-- Given problem --
A single run of lines is to be printed exactly: starting at the line with "Generate a component" and ending at the line with "const namesBottom = ['MERGE', 'PIVOT', 'CLUSTER', 'GROUP'];", both included. Leave the pictures out.

-- Entries supplied --
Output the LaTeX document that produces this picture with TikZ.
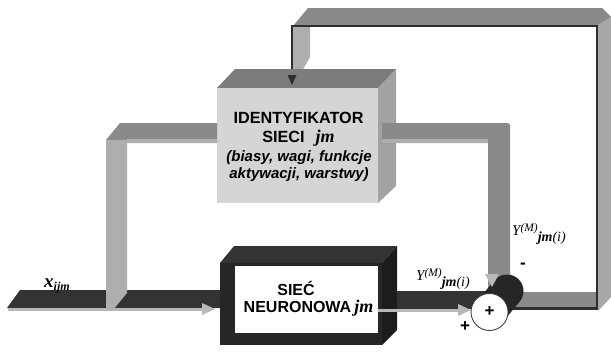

==

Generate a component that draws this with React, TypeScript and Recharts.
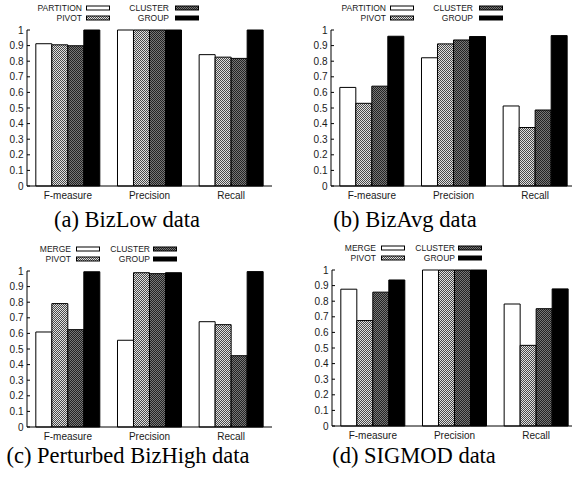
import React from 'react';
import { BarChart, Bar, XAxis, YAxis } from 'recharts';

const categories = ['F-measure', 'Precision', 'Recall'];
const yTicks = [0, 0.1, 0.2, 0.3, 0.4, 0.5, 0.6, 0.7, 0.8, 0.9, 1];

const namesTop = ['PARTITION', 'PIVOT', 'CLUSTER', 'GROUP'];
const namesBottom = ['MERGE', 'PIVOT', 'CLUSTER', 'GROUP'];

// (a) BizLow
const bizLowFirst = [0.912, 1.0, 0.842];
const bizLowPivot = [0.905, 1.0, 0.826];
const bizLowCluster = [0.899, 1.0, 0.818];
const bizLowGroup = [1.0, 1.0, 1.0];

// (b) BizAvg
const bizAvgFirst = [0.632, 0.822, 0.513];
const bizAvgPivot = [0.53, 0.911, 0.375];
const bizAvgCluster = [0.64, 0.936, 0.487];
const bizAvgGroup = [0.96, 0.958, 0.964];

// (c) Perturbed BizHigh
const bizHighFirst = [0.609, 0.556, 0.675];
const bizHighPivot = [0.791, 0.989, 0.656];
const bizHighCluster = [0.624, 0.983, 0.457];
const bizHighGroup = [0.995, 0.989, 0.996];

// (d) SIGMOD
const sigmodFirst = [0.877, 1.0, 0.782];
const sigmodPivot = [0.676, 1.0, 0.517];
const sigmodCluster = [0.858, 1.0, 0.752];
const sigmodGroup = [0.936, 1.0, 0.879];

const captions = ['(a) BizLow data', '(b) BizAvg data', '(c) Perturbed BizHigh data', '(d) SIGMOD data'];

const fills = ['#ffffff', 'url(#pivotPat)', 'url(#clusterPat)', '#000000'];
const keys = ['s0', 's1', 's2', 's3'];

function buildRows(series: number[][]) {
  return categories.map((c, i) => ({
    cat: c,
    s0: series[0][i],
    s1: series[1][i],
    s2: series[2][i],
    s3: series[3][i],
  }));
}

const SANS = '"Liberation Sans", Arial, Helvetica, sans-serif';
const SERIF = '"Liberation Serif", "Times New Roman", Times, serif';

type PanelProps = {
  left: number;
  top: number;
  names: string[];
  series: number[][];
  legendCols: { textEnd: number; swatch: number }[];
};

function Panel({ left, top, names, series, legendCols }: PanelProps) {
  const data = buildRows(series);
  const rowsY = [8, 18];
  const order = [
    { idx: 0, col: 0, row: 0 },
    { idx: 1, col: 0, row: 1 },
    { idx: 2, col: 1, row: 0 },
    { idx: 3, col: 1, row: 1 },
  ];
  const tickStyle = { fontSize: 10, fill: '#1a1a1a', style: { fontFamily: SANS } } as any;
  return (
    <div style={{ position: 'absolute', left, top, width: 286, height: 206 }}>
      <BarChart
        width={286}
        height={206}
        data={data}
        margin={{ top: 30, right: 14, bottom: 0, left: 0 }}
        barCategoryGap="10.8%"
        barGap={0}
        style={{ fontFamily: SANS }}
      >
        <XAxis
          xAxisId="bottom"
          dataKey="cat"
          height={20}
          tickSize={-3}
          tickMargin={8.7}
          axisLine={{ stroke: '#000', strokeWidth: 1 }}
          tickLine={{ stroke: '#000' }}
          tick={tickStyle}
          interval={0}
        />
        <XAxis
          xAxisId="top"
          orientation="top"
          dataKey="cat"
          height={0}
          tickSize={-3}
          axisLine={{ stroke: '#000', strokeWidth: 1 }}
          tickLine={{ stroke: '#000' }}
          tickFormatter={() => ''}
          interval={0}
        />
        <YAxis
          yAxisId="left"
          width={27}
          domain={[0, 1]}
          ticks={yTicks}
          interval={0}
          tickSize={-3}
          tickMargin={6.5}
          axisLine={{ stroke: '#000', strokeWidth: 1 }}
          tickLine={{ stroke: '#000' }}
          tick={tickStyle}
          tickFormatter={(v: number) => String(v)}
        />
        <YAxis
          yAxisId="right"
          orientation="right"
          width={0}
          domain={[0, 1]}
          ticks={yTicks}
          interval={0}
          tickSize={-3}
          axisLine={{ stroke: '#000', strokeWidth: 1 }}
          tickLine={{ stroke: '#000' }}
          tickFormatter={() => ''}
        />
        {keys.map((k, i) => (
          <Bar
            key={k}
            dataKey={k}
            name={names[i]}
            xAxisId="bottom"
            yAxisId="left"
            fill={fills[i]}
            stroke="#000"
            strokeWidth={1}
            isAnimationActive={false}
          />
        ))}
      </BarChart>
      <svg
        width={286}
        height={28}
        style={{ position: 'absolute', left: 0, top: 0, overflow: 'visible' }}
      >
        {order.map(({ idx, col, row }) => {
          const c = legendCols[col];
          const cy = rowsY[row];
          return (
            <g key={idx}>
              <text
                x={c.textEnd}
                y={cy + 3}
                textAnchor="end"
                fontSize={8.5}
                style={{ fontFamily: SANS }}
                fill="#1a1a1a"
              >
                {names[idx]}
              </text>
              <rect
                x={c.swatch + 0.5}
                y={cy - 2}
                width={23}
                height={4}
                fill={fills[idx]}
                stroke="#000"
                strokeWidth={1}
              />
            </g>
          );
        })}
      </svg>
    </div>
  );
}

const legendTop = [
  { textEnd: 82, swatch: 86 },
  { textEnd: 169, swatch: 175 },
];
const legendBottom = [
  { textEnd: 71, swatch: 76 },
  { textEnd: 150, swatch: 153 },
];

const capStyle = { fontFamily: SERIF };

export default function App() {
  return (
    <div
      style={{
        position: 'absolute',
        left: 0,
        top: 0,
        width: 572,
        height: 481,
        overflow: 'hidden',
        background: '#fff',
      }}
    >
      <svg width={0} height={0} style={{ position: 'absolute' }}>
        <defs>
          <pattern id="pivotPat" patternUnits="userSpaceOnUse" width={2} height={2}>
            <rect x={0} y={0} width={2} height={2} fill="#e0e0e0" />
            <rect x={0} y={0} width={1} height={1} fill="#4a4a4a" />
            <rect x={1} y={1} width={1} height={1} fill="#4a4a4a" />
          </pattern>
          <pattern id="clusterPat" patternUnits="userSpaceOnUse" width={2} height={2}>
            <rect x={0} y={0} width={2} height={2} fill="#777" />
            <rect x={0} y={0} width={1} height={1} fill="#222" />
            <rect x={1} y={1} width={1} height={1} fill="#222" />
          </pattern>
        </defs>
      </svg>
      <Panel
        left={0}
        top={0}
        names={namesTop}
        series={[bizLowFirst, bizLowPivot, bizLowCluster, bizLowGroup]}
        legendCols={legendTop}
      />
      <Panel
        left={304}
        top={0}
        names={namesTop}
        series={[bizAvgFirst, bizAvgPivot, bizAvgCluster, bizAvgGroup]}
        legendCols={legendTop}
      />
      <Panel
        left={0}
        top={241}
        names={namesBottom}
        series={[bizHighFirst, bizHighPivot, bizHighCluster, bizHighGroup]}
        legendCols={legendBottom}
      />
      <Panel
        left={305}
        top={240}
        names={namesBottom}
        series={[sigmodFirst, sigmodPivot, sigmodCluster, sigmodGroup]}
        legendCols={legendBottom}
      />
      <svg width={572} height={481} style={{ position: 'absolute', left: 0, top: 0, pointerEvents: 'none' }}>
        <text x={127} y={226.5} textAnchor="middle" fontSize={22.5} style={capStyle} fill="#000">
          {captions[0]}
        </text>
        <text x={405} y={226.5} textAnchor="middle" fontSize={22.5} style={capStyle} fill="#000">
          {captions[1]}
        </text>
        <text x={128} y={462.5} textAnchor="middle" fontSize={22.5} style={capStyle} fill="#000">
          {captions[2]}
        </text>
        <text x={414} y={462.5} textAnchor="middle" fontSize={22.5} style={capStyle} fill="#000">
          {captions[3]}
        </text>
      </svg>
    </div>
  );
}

-- Exercise response --
Generate a component that draws this with React, TypeScript and Recharts.
import React from 'react';
import { BarChart, Bar, XAxis, YAxis } from 'recharts';

const categories = ['F-measure', 'Precision', 'Recall'];
const yTicks = [0, 0.1, 0.2, 0.3, 0.4, 0.5, 0.6, 0.7, 0.8, 0.9, 1];

const namesTop = ['PARTITION', 'PIVOT', 'CLUSTER', 'GROUP'];
const namesBottom = ['MERGE', 'PIVOT', 'CLUSTER', 'GROUP'];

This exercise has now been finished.